Right. Who are these people who do (numpy stuff) linear algebra, svd decomposition, pseudoinverses, linear regression, machine learning, but see a S-expression and immediately give up?


Mathematicians aren't averse to learning syntax, but they're lazy.

They learned that stuff because they are either basic methods in the field that have demonstrated value, or what they're actually doing research on.

The syntax buys them power that they wouldn't otherwise have, and they can smell it.

S-expressions? Not so much - the notation is more or less and arbitrary choice unless you're going to leverage the metalanguage capabilities to the hilt, and there are many other programming approaches available.

A mathematician who really wanted to jump into the deep end with programming syntax/structure would much more likely pick up Haskell (categories, yay!) or AVL rather than Lisp.


Understanding s-expressions isn't hard, but reading s-expression code quickly when you're not used to it is very slow and frustrating. Fluency is essential for efficient use of a language, and breaking people's already-existing infix fluency is quite a hurdle (or certainly appears to be from the outside).


The claim that learning how to read and write s-expressions is hard might well be a "made up thing". (I agree with you, I think anyone, if they sat down for a day and really applied themselves to it, would get it.) On the other hand, I think you'd agree, the fact that people have strong, negative, emotional reactions to s-expressions when they first encounter them is absolutely not made up.

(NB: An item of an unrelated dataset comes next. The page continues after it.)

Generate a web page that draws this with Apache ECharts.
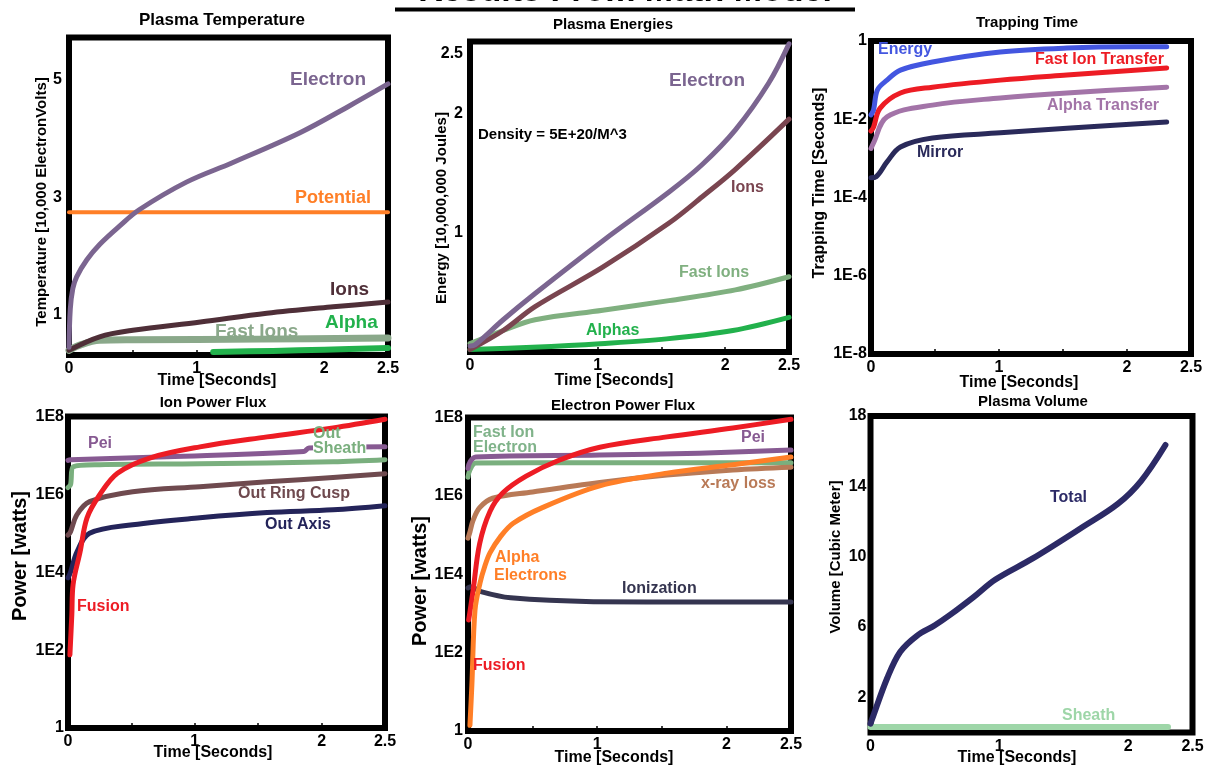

We could sit here and grumble about how silly it is that people cannot overcome such an irrational response (indeed I often do), but that won't change the fact that people have these responses. If we did that, we'd be doing the same thing that GUI designers did in the 90's. "Why, the widget for $x is right here. Any reasonable user will RTFM, know that $x can be checked there, and behave perfectly rationally." (And it happened just so, as decreed from developer's rolling chair, right?) Of course, we know now how misguided this is as a method for UX design: all users are in a sense irrational, and systems need redundant strategies for saving the user from themselves.

The similarity here is that we cannot will away intellectual blemishes in users, we can only accommodate them. That is Lisp's challenge if it is ever to get big. For GUI's, the solution was to take seriously users' need for visually attractive interfaces, redundant display of information, and guardrails/handholding for actions commensurate with their risk, to name a few strategies. For Lisp, it's hard to know what might be the right approach. As klibertp writes in a sibling comment, maybe the solution needs to come from outside the language itself.